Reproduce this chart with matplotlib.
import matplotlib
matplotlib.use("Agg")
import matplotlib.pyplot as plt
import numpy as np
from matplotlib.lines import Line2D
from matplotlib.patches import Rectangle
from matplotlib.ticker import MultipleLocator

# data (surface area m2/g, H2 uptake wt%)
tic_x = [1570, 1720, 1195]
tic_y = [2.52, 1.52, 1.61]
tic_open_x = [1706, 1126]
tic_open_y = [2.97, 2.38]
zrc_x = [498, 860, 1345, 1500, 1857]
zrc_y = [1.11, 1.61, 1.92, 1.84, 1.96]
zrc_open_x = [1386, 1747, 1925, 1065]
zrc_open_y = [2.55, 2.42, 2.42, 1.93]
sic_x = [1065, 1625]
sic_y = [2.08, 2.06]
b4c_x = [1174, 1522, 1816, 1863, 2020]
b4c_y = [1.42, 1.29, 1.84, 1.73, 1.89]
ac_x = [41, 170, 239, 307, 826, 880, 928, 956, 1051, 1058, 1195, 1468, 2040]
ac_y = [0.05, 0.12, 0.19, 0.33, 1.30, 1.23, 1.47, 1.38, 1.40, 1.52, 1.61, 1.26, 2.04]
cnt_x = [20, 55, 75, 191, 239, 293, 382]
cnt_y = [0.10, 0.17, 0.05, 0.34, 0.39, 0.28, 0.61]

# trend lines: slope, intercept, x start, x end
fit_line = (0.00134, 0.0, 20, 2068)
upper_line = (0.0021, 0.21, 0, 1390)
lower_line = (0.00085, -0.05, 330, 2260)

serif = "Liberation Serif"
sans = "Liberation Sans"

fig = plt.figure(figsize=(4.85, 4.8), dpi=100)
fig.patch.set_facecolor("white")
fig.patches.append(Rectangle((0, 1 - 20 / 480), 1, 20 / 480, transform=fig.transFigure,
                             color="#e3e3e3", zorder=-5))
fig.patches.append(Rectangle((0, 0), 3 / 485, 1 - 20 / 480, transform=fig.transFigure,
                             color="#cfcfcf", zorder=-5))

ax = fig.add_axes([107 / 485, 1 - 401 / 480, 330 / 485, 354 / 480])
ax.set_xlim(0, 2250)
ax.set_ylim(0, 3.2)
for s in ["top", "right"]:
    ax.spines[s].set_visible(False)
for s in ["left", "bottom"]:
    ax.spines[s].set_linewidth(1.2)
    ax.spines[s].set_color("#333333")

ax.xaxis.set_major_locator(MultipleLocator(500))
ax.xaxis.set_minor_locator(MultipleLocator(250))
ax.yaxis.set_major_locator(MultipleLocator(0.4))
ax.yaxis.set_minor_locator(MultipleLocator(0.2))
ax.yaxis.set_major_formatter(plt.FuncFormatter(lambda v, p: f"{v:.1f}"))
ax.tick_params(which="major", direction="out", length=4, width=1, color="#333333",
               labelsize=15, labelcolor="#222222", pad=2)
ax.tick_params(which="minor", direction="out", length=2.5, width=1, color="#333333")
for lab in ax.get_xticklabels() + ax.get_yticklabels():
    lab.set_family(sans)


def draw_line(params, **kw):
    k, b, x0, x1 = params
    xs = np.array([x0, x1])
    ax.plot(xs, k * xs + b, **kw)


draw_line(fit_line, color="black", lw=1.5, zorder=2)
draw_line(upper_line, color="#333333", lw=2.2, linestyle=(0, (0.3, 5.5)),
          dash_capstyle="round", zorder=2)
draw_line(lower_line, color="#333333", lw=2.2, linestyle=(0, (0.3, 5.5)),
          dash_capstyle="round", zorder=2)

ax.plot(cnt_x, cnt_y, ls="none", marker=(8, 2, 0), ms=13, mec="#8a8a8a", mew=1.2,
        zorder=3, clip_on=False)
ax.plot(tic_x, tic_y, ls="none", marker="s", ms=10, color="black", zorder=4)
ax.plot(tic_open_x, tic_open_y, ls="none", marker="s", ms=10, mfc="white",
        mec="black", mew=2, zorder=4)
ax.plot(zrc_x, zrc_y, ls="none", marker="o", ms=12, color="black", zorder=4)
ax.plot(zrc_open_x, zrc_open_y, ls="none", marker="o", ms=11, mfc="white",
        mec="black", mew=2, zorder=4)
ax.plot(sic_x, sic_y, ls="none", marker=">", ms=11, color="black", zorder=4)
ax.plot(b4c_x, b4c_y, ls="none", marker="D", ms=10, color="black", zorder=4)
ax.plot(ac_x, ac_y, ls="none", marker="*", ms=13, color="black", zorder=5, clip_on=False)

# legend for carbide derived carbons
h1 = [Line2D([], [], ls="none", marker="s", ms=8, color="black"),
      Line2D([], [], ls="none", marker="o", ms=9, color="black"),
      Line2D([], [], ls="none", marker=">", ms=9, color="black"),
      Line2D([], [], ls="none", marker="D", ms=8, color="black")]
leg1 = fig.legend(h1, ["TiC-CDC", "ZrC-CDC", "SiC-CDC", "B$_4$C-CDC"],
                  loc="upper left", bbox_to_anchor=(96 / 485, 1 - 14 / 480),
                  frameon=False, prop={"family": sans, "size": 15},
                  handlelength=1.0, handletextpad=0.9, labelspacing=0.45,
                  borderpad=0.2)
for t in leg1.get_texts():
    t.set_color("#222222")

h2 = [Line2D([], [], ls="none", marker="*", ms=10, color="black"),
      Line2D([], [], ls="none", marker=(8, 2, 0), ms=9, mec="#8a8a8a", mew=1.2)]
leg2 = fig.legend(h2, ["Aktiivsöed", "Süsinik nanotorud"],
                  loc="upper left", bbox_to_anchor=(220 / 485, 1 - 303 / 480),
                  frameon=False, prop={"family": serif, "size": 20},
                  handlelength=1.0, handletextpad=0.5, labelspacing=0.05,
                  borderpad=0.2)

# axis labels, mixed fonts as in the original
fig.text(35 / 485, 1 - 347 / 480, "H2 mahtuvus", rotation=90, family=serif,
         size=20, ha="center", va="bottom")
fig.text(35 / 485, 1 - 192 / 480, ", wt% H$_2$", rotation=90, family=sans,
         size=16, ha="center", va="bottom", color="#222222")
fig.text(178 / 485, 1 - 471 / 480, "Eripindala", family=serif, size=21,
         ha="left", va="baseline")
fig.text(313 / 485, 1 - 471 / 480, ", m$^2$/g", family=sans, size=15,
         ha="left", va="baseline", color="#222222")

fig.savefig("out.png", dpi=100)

■ REQUIRED WORK:
Only the lines from the top of the data through the line that contains "from matplotlib.ticker import MultipleLocator" should be quoted, exactly as they stand.

■ SOLUTION TO THE EXERCISE:
Reproduce this chart with matplotlib.
import matplotlib
matplotlib.use("Agg")
import matplotlib.pyplot as plt
import numpy as np
from matplotlib.lines import Line2D
from matplotlib.patches import Rectangle
from matplotlib.ticker import MultipleLocator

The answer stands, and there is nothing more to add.